As his name suggests, INC candidate Rahul Gandhi’s background is quite different from Modi’s. He is the great-grandson of Jawaharlal Nehru, India’s first Prime Minister; his grandmother Indira and his father Rajiv both served terms as Prime Minister, and his mother Sonia is currently the leader of the INC. His impressive family has not been universally popular: his grandmother was assassinated by her Sikh bodyguards while still in office and his father was assassinated while running for re-election by a member of the Tamil Tigers, a Sri Lankan separatist group. Despite being a scion of India’s preeminent political dynasty, Gandhi himself lacks political experience, which makes it difficult for analysts and voters alike to assuage his policy priorities. The INC is India’s most prominent center-left party, known for its secularism and social liberalism, and Gandhi has often spoken of his desire to empower India’s women and young people. However, it is questionable whether he has the political expertise and acumen to transform his ideals into reality. The 43-year-old has only served one term on India’s national legislature and although he is currently the Vice President of the INC, he has few political deeds to his name. Despite his leadership within his party and in youth and student politics, his detractors criticize his image as a thinker rather than a doer as they assail the dynastic nature of the Gandhi family’s presence in Indian politics.

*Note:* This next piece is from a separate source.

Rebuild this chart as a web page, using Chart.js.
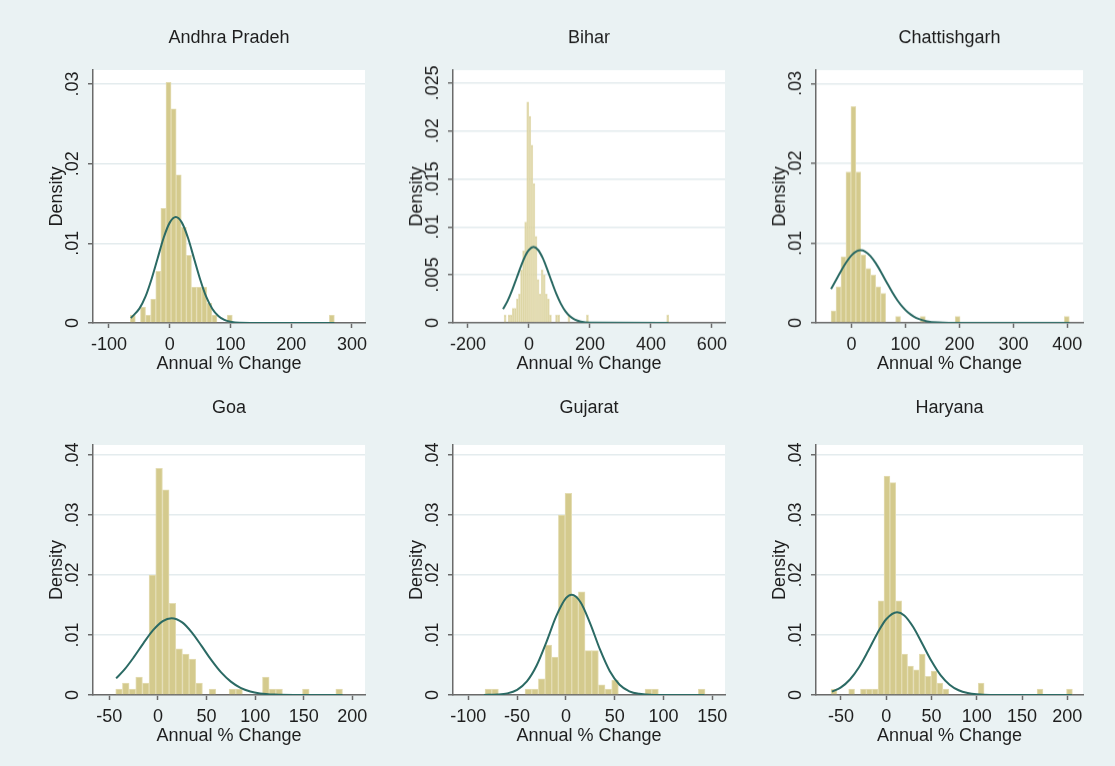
<!DOCTYPE html>
<html>
<head>
<meta charset="utf-8">
<title>Annual % Change by State</title>
<script src="https://cdn.jsdelivr.net/npm/chart.js@4.4.1/dist/chart.umd.min.js"></script>
<style>
  html, body { margin: 0; padding: 0; background: #eaf2f3; }
  #board { position: relative; width: 1115px; height: 766px; overflow: hidden; background: #eaf2f3; }
  #board canvas { position: absolute; }
</style>
</head>
<body>
<div id="board"></div>
<script>
// ---------- Histogram bins: first edge, bin width, density per bin ----------
const andhraBinStart = -65, andhraBinWidth = 8.4;
const andhraDensity = [
  0.001, 0, 0.002, 0.001, 0.003, 0.0065, 0.0144, 0.0302, 0.0269, 0.0186,
  0.012, 0.0085, 0.0045, 0.0045, 0.0045, 0.0025, 0.001, 0, 0, 0.001,
  0, 0, 0, 0, 0, 0, 0, 0, 0, 0,
  0, 0, 0, 0, 0, 0, 0, 0, 0, 0.001
];

const biharBinStart = -81.5, biharBinWidth = 6.75;
const biharDensity = [
  0.0008, 0, 0.0008, 0.0008, 0.0015, 0.0015, 0.0025, 0.003, 0.0055, 0.0075,
  0.0105, 0.023, 0.0215, 0.0185, 0.0145, 0.009, 0.0045, 0.003, 0.0055, 0.005,
  0.003, 0.0025, 0.0008, 0, 0, 0.0008, 0.0008, 0, 0, 0,
  0, 0.0008, 0, 0, 0, 0, 0, 0, 0, 0,
  0.0008, 0, 0, 0, 0, 0, 0, 0, 0, 0,
  0, 0, 0, 0, 0, 0, 0, 0, 0, 0,
  0, 0, 0, 0, 0, 0, 0, 0, 0, 0,
  0, 0, 0, 0, 0, 0, 0, 0, 0, 0.0008
];

const chhattisBinStart = -38, chhattisBinWidth = 9.2;
const chhattisDensity = [
  0.0015, 0.0045, 0.0083, 0.0189, 0.0271, 0.0189, 0.0085, 0.0068, 0.006, 0.0045,
  0.0037, 0, 0, 0.0008, 0, 0, 0, 0, 0.0008, 0,
  0, 0, 0, 0, 0, 0.0008, 0, 0, 0, 0,
  0, 0, 0, 0, 0, 0, 0, 0, 0, 0,
  0, 0, 0, 0, 0, 0, 0, 0.0008
];

const goaBinStart = -43.4, goaBinWidth = 6.86;
const goaDensity = [
  0.001, 0.002, 0.001, 0.003, 0.002, 0.020, 0.0378, 0.0342, 0.0153, 0.0077,
  0.0068, 0.006, 0.002, 0, 0.001, 0, 0, 0.001, 0.001, 0,
  0, 0, 0.003, 0.001, 0.001, 0, 0, 0, 0.001, 0,
  0, 0, 0, 0.001
];

const gujaratBinStart = -82.86, gujaratBinWidth = 6.83;
const gujaratDensity = [
  0.001, 0.001, 0, 0, 0, 0, 0.001, 0.001, 0.0027, 0.0083,
  0.0063, 0.030, 0.0336, 0.0165, 0.0172, 0.0074, 0.0074, 0.0017, 0.001, 0.0025,
  0, 0, 0, 0, 0.001, 0.001, 0, 0, 0, 0,
  0, 0, 0.001
];

const haryanaBinStart = -60.9, haryanaBinWidth = 6.5;
const haryanaDensity = [
  0.001, 0, 0, 0.001, 0, 0.001, 0.001, 0.001, 0.0157, 0.0365,
  0.0354, 0.0157, 0.0068, 0.0048, 0.0042, 0.0068, 0.0031, 0.004, 0.002, 0.001,
  0, 0, 0, 0, 0, 0.002, 0, 0, 0, 0,
  0, 0, 0, 0, 0, 0.001, 0, 0, 0, 0,
  0.001
];

// ---------- Normal density overlays (x, density) ----------
const andhraCurveX = [-64, -50, -40, -30, -20, -10, 0, 10, 20, 30, 40, 50, 60, 70, 80, 90, 100, 115, 140, 271];
const andhraCurveY = [0.00063, 0.0018, 0.0033, 0.0055, 0.0081, 0.0107, 0.0126, 0.0133, 0.0126, 0.0107, 0.0081, 0.0055, 0.0033, 0.0018, 0.00088, 0.00038, 0.00015, 0.00002, 0, 0];

const biharCurveX = [-85, -70, -55, -40, -25, -10, 0, 15, 30, 45, 60, 75, 90, 105, 120, 135, 150, 170, 200, 458];
const biharCurveY = [0.00143, 0.00229, 0.00341, 0.0047, 0.006, 0.0071, 0.0076, 0.0079, 0.0076, 0.00677, 0.00558, 0.00426, 0.00301, 0.00197, 0.00119, 0.00067, 0.00035, 0.00013, 0.00002, 0];

const chhattisCurveX = [-38, -30, -20, -10, 0, 10, 17, 25, 35, 45, 55, 65, 75, 85, 95, 105, 115, 125, 140, 160, 180, 404];
const chhattisCurveY = [0.00425, 0.00521, 0.00644, 0.00757, 0.00847, 0.00899, 0.0091, 0.00895, 0.00838, 0.00746, 0.00632, 0.00509, 0.00389, 0.00283, 0.00196, 0.00128, 0.00081, 0.00048, 0.0002, 0.00005, 0.00001, 0];

const goaCurveX = [-43, -35, -25, -15, -5, 5, 14, 25, 35, 45, 55, 65, 75, 85, 95, 105, 120, 140, 190];
const goaCurveY = [0.00278, 0.00413, 0.00626, 0.00861, 0.0108, 0.01232, 0.0128, 0.0121, 0.0104, 0.00814, 0.0058, 0.00376, 0.00223, 0.00119, 0.00058, 0.00026, 0.00007, 0.00001, 0];

const gujaratCurveX = [-84, -70, -60, -50, -40, -30, -20, -10, 0, 6, 15, 25, 35, 45, 55, 65, 75, 90, 142];
const gujaratCurveY = [0.00001, 0.00007, 0.00027, 0.00087, 0.00226, 0.00491, 0.00882, 0.0131, 0.01613, 0.0167, 0.01547, 0.01187, 0.00755, 0.00396, 0.00172, 0.00062, 0.00019, 0.00002, 0];

const haryanaCurveX = [-60, -50, -40, -30, -20, -10, 0, 12, 20, 30, 40, 50, 60, 70, 80, 90, 100, 115, 205];
const haryanaCurveY = [0.00055, 0.00127, 0.00258, 0.00462, 0.00732, 0.01022, 0.01263, 0.0138, 0.01326, 0.01129, 0.00849, 0.00565, 0.00331, 0.00172, 0.00079, 0.00032, 0.00011, 0.00002, 0];

// ---------- Axis ticks ----------
const andhraXTicks = [-100, 0, 100, 200, 300];
const biharXTicks = [-200, 0, 200, 400, 600];
const chhattisXTicks = [0, 100, 200, 300, 400];
const goaXTicks = [-50, 0, 50, 100, 150, 200];
const gujaratXTicks = [-100, -50, 0, 50, 100, 150];
const haryanaXTicks = [-50, 0, 50, 100, 150, 200];

const yTicks03 = [0, 0.01, 0.02, 0.03];
const yLabels03 = ['0', '.01', '.02', '.03'];
const yTicks025 = [0, 0.005, 0.01, 0.015, 0.02, 0.025];
const yLabels025 = ['0', '.005', '.01', '.015', '.02', '.025'];
const yTicks04 = [0, 0.01, 0.02, 0.03, 0.04];
const yLabels04 = ['0', '.01', '.02', '.03', '.04'];

const stateNames = ['Andhra Pradeh', 'Bihar', 'Chattishgarh', 'Goa', 'Gujarat', 'Haryana'];
const xAxisTitle = 'Annual % Change';
const yAxisTitle = 'Density';

// ---------- Styling ----------
const FONT = "'Liberation Sans', Arial, Helvetica, sans-serif";
const TEXT = '#1e1e1e';
const AXIS = '#6a6a6a';
const GRID = '#e4ecee';
const BAR = '#d4ca8d';
const BAR_EDGE = '#e4ddb4';
const CURVE = '#2b6a64';

const bins = (start, width, heights) =>
  heights.map((h, i) => ({ x: start + (i + 0.5) * width, y: h }));
const pairs = (xs, ys) => xs.map((x, i) => ({ x, y: ys[i] }));

const panels = [
  { name: stateNames[0], bars: bins(andhraBinStart, andhraBinWidth, andhraDensity), curve: pairs(andhraCurveX, andhraCurveY),
    xTicks: andhraXTicks, yTicks: yTicks03, yLabels: yLabels03,
    xMin: -126.3, xMax: 321.4, yMax: 0.03176, box: { left: 93, top: 70, width: 272, height: 253 }, titleGap: 32 },
  { name: stateNames[1], bars: bins(biharBinStart, biharBinWidth, biharDensity), curve: pairs(biharCurveX, biharCurveY),
    xTicks: biharXTicks, yTicks: yTicks025, yLabels: yLabels025,
    xMin: -249, xMax: 643, yMax: 0.02632, box: { left: 453, top: 70, width: 272, height: 252.5 }, titleGap: 32 },
  { name: stateNames[2], bars: bins(chhattisBinStart, chhattisBinWidth, chhattisDensity), curve: pairs(chhattisCurveX, chhattisCurveY),
    xTicks: chhattisXTicks, yTicks: yTicks03, yLabels: yLabels03,
    xMin: -65.9, xMax: 429, yMax: 0.03167, box: { left: 816, top: 70, width: 267, height: 252.5 }, titleGap: 32 },
  { name: stateNames[3], bars: bins(goaBinStart, goaBinWidth, goaDensity), curve: pairs(goaCurveX, goaCurveY),
    xTicks: goaXTicks, yTicks: yTicks04, yLabels: yLabels04,
    xMin: -66.8, xMax: 213, yMax: 0.04167, box: { left: 93, top: 445, width: 272, height: 250 }, titleGap: 37 },
  { name: stateNames[4], bars: bins(gujaratBinStart, gujaratBinWidth, gujaratDensity), curve: pairs(gujaratCurveX, gujaratCurveY),
    xTicks: gujaratXTicks, yTicks: yTicks04, yLabels: yLabels04,
    xMin: -115.7, xMax: 163, yMax: 0.04167, box: { left: 453, top: 445, width: 272, height: 250 }, titleGap: 37 },
  { name: stateNames[5], bars: bins(haryanaBinStart, haryanaBinWidth, haryanaDensity), curve: pairs(haryanaCurveX, haryanaCurveY),
    xTicks: haryanaXTicks, yTicks: yTicks04, yLabels: yLabels04,
    xMin: -77.5, xMax: 217.3, yMax: 0.04167, box: { left: 816, top: 445, width: 267, height: 250 }, titleGap: 37 }
];

// Plot region is white on the tinted graph region
const whitePlotArea = {
  id: 'whitePlotArea',
  beforeDraw(chart) {
    const { ctx, chartArea: a } = chart;
    ctx.save();
    ctx.fillStyle = '#ffffff';
    ctx.fillRect(a.left, a.top, a.right - a.left, a.bottom - a.top);
    ctx.restore();
  }
};

// Vertical (rotated) value labels on the density axis
const rotatedYLabels = {
  id: 'rotatedYLabels',
  afterDraw(chart, args, opts) {
    const scale = chart.scales.y;
    const { ctx } = chart;
    ctx.save();
    ctx.fillStyle = TEXT;
    ctx.font = `18px ${FONT}`;
    ctx.textAlign = 'center';
    ctx.textBaseline = 'middle';
    scale.ticks.forEach((t, i) => {
      const y = scale.getPixelForValue(t.value);
      ctx.save();
      ctx.translate(chart.chartArea.left - opts.gap, y);
      ctx.rotate(-Math.PI / 2);
      ctx.fillText(opts.labels[i], 0, 0);
      ctx.restore();
    });
    ctx.restore();
  }
};

const LEFT_BAND = 70, RIGHT_BAND = 12, TOP_BAND = 50, BOTTOM_BAND = 60;
const board = document.getElementById('board');

panels.forEach((p) => {
  const canvas = document.createElement('canvas');
  const w = LEFT_BAND + p.box.width + RIGHT_BAND;
  const h = TOP_BAND + p.box.height + BOTTOM_BAND;
  canvas.width = w; canvas.height = h;
  canvas.style.width = w + 'px'; canvas.style.height = h + 'px';
  canvas.style.left = (p.box.left - LEFT_BAND) + 'px';
  canvas.style.top = (p.box.top - TOP_BAND) + 'px';
  board.appendChild(canvas);

  const titleCenter = TOP_BAND - p.titleGap;
  new Chart(canvas, {
    type: 'bar',
    data: {
      datasets: [
        { type: 'line', data: p.curve, borderColor: CURVE, borderWidth: 2, pointRadius: 0,
          cubicInterpolationMode: 'monotone', fill: false, order: 0 },
        { type: 'bar', data: p.bars, backgroundColor: BAR, borderColor: BAR_EDGE, borderWidth: 1,
          barPercentage: 1, categoryPercentage: 1, order: 1 }
      ]
    },
    options: {
      responsive: false,
      animation: false,
      devicePixelRatio: 1,
      events: [],
      layout: { padding: { left: 0, right: RIGHT_BAND, top: 0, bottom: 0 }, autoPadding: false },
      plugins: {
        legend: { display: false },
        tooltip: { enabled: false },
        title: {
          display: true, text: p.name, color: TEXT, fullSize: false,
          font: { family: FONT, size: 18, weight: 'normal', lineHeight: 1.2 },
          padding: { top: titleCenter - 10.8, bottom: TOP_BAND - titleCenter - 10.8 }
        },
        rotatedYLabels: { labels: p.yLabels, gap: 19.7 }
      },
      scales: {
        x: {
          type: 'linear', min: p.xMin, max: p.xMax, offset: false,
          afterBuildTicks: (s) => { s.ticks = p.xTicks.map((v) => ({ value: v })); },
          afterFit: (s) => { s.height = BOTTOM_BAND; },
          grid: { display: true, offset: false, drawOnChartArea: false, drawTicks: true,
                  tickLength: 5, tickColor: AXIS, tickWidth: 1.5 },
          border: { display: true, color: AXIS, width: 1.5 },
          ticks: { autoSkip: false, maxRotation: 0, minRotation: 0, padding: 6.2, color: TEXT,
                   font: { family: FONT, size: 18 }, callback: (v) => String(v) },
          title: { display: true, text: xAxisTitle, color: TEXT,
                   font: { family: FONT, size: 18 }, padding: { top: 0, bottom: BOTTOM_BAND - 41 - 10.8 } }
        },
        y: {
          type: 'linear', min: 0, max: p.yMax,
          afterBuildTicks: (s) => { s.ticks = p.yTicks.map((v) => ({ value: v })); },
          afterFit: (s) => { s.width = LEFT_BAND; },
          grid: { display: true, color: GRID, lineWidth: 1.5, drawTicks: true,
                  tickLength: 5, tickColor: AXIS, tickWidth: 1.5 },
          border: { display: true, color: AXIS, width: 1.5 },
          ticks: { display: false },
          title: { display: true, text: yAxisTitle, color: TEXT,
                   font: { family: FONT, size: 18 }, padding: { top: LEFT_BAND - 36 - 10.8, bottom: 0 } }
        }
      }
    },
    plugins: [whitePlotArea, rotatedYLabels]
  });
});
</script>
</body>
</html>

Indian citizens, and especially women, have a difficult decision to make. On the one hand, Modi’s reputation as a conservative nationalist is deeply troubling. However, he does have a few things to boast about—Gujarat’s economic trajectory over the past decade has been the envy of many other states. As India attempts to battle rising inflation and slowing growth, Modi’s plan of improving infrastructure and promoting urbanization (nicknamed “Modinomics”) could help it move past the stagnation it is facing, and his ties with India’s corporate leaders and businessmen could assist with the country’s development as well. For India’s women, further economic development could lead to improved rights and greater freedom and agency. On the other hand, voters have an idealistic and progressive choice for Prime Minister in Gandhi, but his lack of political expertise might hinder his success. Additionally, the INC’s economic policies include various welfare plans in keeping with its ideology of economic inclusion, something many Indian voters are not on board with in the middle of an economic downturn. It remains to be seen which candidate will win and how the status of Indian women will be affected come May 16.